The solution of stopping syscheck right before upgrades run and resetting the baseline database afterward is something that can be accomplished soon.
It's unclear how well FPF is positioned to help admins with incident response and recognizing what's suspicious, it's a skill that must be addressed during initial training. I accept you have admins with varying backgrounds, and I'm not sure how well the Redmine support channel has been working out, but I think more visibility into deployments is probably a good idea (see #973) just as long as it's overwhelmingly clear that logs which have the potential to reveal source material or metadata or anything of the like are out of scope.
Stopping syscheck
prior to upgrade and establishing a new baseline post upgrade is not ideal - however, these alerts during upgrade create a massive amount of spam and make the OSSEC alerts almost useless in their current incarnation, so I agree that we should implement this as a stopgap until we have a better solution (we can re-evaluate when we move to other monitoring tools).
Alright, sounds good. Strange, they seem to have removed https://ossec-multitudedocs.readthedocs.io/en/latest/manual/syscheck/#how-do-i-stop-syscheck-alerts-during-system-updates from the OSSEC FAQ. I wonder why...
Over in #2155, @micahflee said:
I think we should remove the Daily report: File Changes email as well. It gets sent every day, and since other file changes get sent in other emails, it's redundant.
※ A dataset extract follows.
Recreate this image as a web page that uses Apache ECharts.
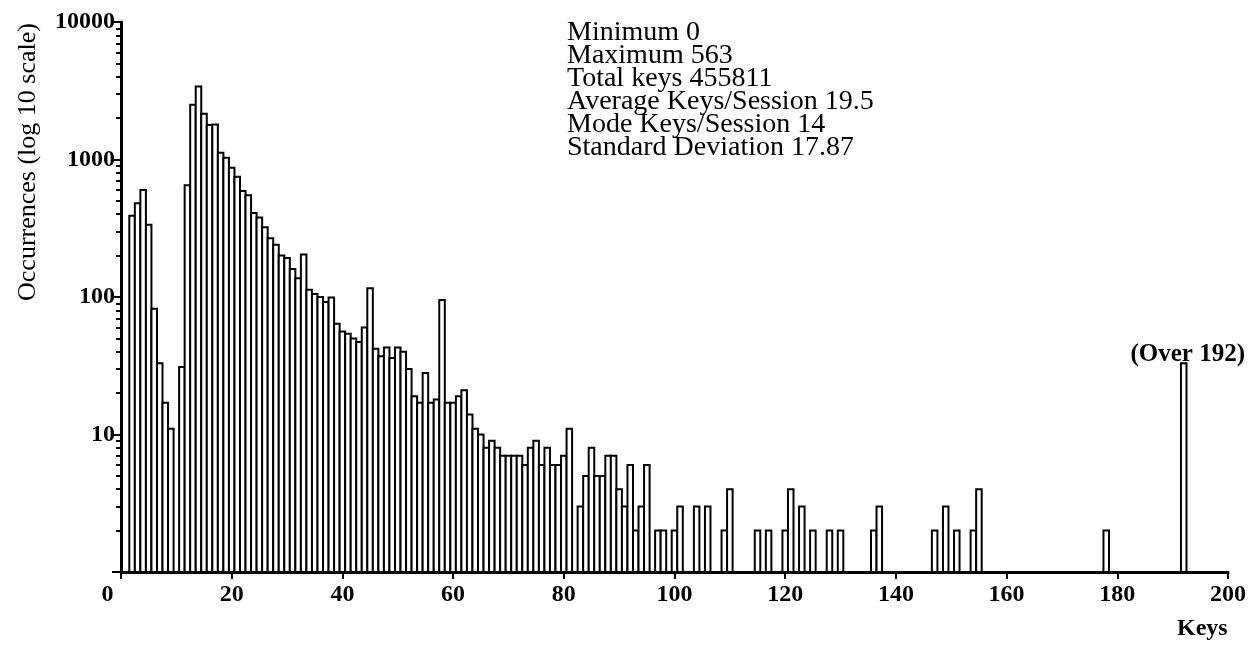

That's a pretty good point. @freddymartinez9 added:
do you think we should suppress all emails for file changes except the
Daily report: File Changes
since I think that one is more user friendly.
Worth considering! Neither address the problem of concretely defining appropriate Admin responses in the event of file changes: were they unattended upgrades? Aren't those files supposed to change due to upgrades? Still, let's do what we can do make the notifications informative and less exhausting to wade through.
Currently our file integrity monitoring (
Integrity checksum changed for 'blah'
) is producing a lot of alarms sent to admins. This produces quite a bit of noise for them to wade through, contributing to the alarm fatigue problem, as it isn't clear which of the integrity checksum changes are indicators of compromise. We should write rules to more carefully select which files we alarm on with file integrity monitoring.